Burnout isn't a bug. It's the system working as designed

Burnout isn't a bug. It's the system working as designed

Burnout isn’t a bug - it’s the system working as designed.
We’ve reached a point where mass layoffs at Fortune 500s and FAANGs barely make us flinch.

Tens of thousands cut overnight.
Top performers. Loyal employees. Just gone.
No warning. No plan. Just removed, like expired code.

And it’s not just happening at the bottom. It’s happening everywhere.
And worse: it’s starting to feel normal.

Meanwhile, the rest of us?
We work longer.
Deliver more.
Try to stay useful a little longer.
Try to outrun irrelevance in systems we don’t control.

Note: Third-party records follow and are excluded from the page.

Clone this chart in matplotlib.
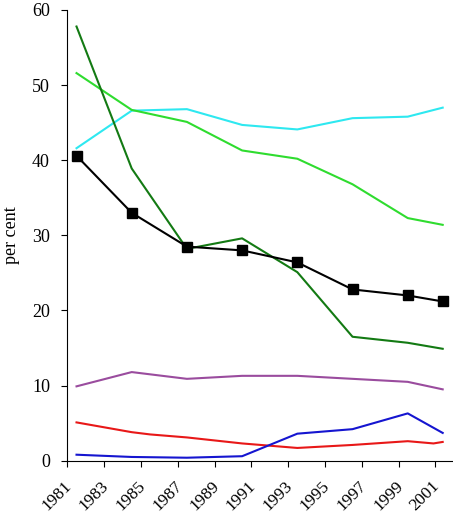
import matplotlib
matplotlib.use("Agg")
import matplotlib.pyplot as plt
import matplotlib.transforms as mtransforms

plt.rcParams['font.family'] = ['Liberation Serif', 'DejaVu Serif']

# survey years (as placed on the chart)
years = [1981.5, 1984.5, 1987.5, 1990.5, 1993.5, 1996.5, 1999.5, 2001.4]

black = [40.6, 33.0, 28.5, 28.0, 26.4, 22.8, 22.0, 21.2]
dark_green = [57.8, 38.9, 28.2, 29.6, 25.1, 16.5, 15.7, 14.9]
light_green = [51.6, 46.7, 45.1, 41.3, 40.2, 36.8, 32.3, 31.4]
cyan = [41.6, 46.6, 46.8, 44.7, 44.1, 45.6, 45.8, 47.0]
purple = [9.9, 11.8, 10.9, 11.3, 11.3, 10.9, 10.5, 9.5]
blue = [0.8, 0.5, 0.4, 0.6, 3.6, 4.2, 6.3, 3.7]

red_years = [1981.5, 1984.5, 1985.5, 1987.5, 1990.5, 1993.5, 1996.5, 1999.5, 2000.9, 2001.4]
red = [5.1, 3.8, 3.5, 3.1, 2.3, 1.7, 2.1, 2.6, 2.3, 2.5]

tick_years = list(range(1981, 2002, 2))

fig = plt.figure(figsize=(4.53, 5.15), dpi=100)
ax = fig.add_axes([0.1486, 0.1054, 0.8514, 0.8752])

lw = 1.5
ax.plot(years, cyan, color='#2ee8f0', lw=lw)
ax.plot(years, light_green, color='#2fdc2f', lw=lw)
ax.plot(years, dark_green, color='#137a13', lw=lw)
ax.plot(years, purple, color='#9a4c9e', lw=lw)
ax.plot(red_years, red, color='#e81818', lw=lw)
ax.plot(years, blue, color='#1515d0', lw=lw)
ax.plot(years, black, color='black', lw=lw, marker='s', markersize=7)

ax.set_xlim(1981, 2001.96)
ax.set_ylim(0, 60)
ax.set_yticks([0, 10, 20, 30, 40, 50, 60])
ax.set_xticks(tick_years)
ax.set_xticklabels([str(y) for y in tick_years], rotation=45, ha='right',
                   rotation_mode='anchor')
ax.tick_params(labelsize=13, length=4.5, width=0.8)
ax.tick_params(axis='x', labelsize=12.5)
ax.tick_params(axis='y', pad=8)

# nudge the rotated year labels like in the original
shift = mtransforms.ScaledTranslation(-0.035, -0.065, fig.dpi_scale_trans)
for lab in ax.get_xticklabels():
    lab.set_transform(lab.get_transform() + shift)

ax.set_ylabel('per cent', fontsize=13)
ax.yaxis.set_label_coords(-0.123, 0.5)

ax.spines['top'].set_visible(False)
ax.spines['right'].set_visible(False)

fig.savefig('out.png', dpi=100)
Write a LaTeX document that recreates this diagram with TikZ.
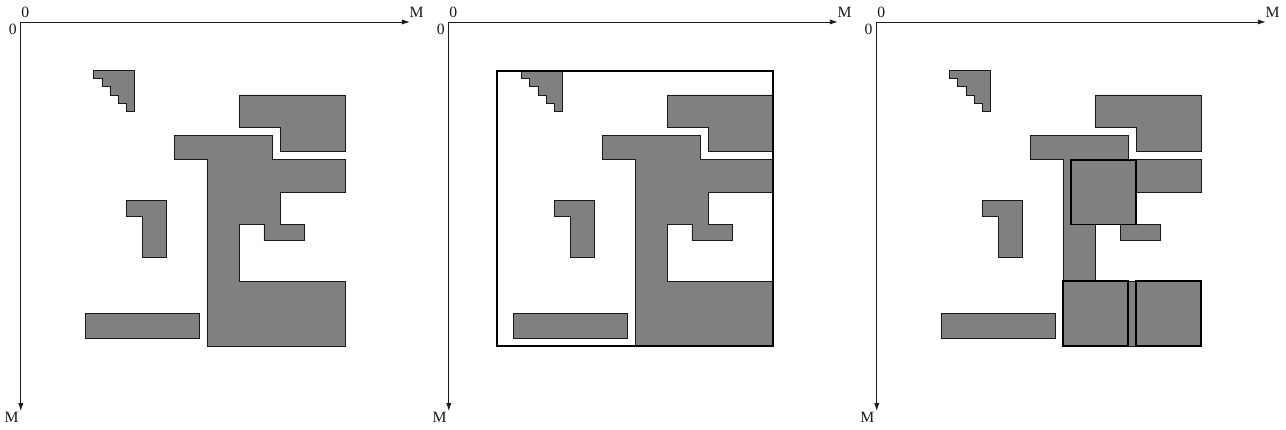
\documentclass[tikz,border=0pt]{standalone}
\usepackage{fontspec}
\setmainfont{Liberation Serif}
\usetikzlibrary{arrows.meta}
\definecolor{ink}{HTML}{1A1A1A}
\definecolor{cfill}{HTML}{808080}

\begin{document}
\begin{tikzpicture}[x=0.2cm,y=-0.2cm,
  axis/.style={draw=ink,line width=0.55pt,-{Latex[length=5.5pt,width=3.6pt]}},
  blk/.style={fill=cfill,draw=ink,line width=0.5pt},
  frm/.style={draw=black,line width=1.3pt},
  lab/.style={font=\fontsize{11}{13}\selectfont,text=ink,inner sep=0pt}]
\useasboundingbox (-2.57,-2.71) rectangle (156.12,50.35);
% axes and the shapes shared by the three panels
\foreach \p/\n in {0/a,52.81/b,105.62/c}{
\begin{scope}[shift={(\p,0)}]
\coordinate (o\n) at (0,0);
\coordinate (x\n) at (48,0);
\coordinate (y\n) at (0,48);
\draw[axis] (o\n) -- (x\n);
\draw[axis] (o\n) -- (y\n);
\node[lab] (tx\n) at (0.55,-1.15) {0};
\node[lab] (ty\n) at (-1.0,0.95) {0};
\node[lab] (mx\n) at (48.85,-1.15) {M};
\node[lab] (my\n) at (-1.15,48.75) {M};
\draw[blk] (9,6) -| (14,11) -| (13,10) -| (12,9) -| (11,8) -| (10,7) -| (9,6) -- cycle;
\draw[blk] (27,9) -| (40,16) -| (32,13) -| (27,9) -- cycle;
\draw[blk] (13,22) -| (18,29) -| (15,24) -| (13,22) -- cycle;
\draw[blk] (8,36) rectangle (22,39);
\end{scope}}
% panels 1 and 2: the big piece
\foreach \p in {0,52.81}{
\begin{scope}[shift={(\p,0)}]
\draw[blk] (19,14) -| (31,17) -| (40,21) -| (32,25) -| (35,27) -| (30,25) -| (27,32) -| (40,40) -| (23,17) -| (19,14) -- cycle;
\end{scope}}
% panel 2: frame
\begin{scope}[shift={(52.81,0)}]
\draw[frm] (6,6) rectangle (40,40);
\end{scope}
% panel 3: pieces and squares
\begin{scope}[shift={(105.62,0)}]
\draw[blk] (19,14) -| (31,17) -| (24,25) -| (27,32) -| (23,17) -| (19,14) -- cycle;
\draw[blk] (32,17) rectangle (40,21);
\draw[blk] (30,25) rectangle (35,27);
\draw[blk] (31,32) rectangle (32,40);
\draw[frm,fill=cfill] (24,17) rectangle (32,25);
\draw[frm,fill=cfill] (23,32) rectangle (31,40);
\draw[frm,fill=cfill] (32,32) rectangle (40,40);
\end{scope}
\end{tikzpicture}
\end{document}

We call it burnout. But what if that isn’t failure?
What if this is how the machine is supposed to work?

Extract. Exhaust. Replace. Repeat.

AI and automation only accelerate the loop, but they’re not responsible for it.

Essentially, we see humans becoming transitional parts - bridges until something more efficient can be slotted in.

I say this as someone who spent years adapting and evolving - from architecture, to UX, to strategy.

I’ve been lucky to stay “ahead” of the curve, for now.
But many aren’t. And many won’t.
And the toll isn’t just financial.
It’s emotional and existential.

You give everything to stay in the system - until one day, you’re no longer needed by it.

And if we don’t call that out, and don’t rethink what/how we’re building, and who we’re leaving behind - then honestly? Burnout won’t be the worst thing we face. It’ll just be the first.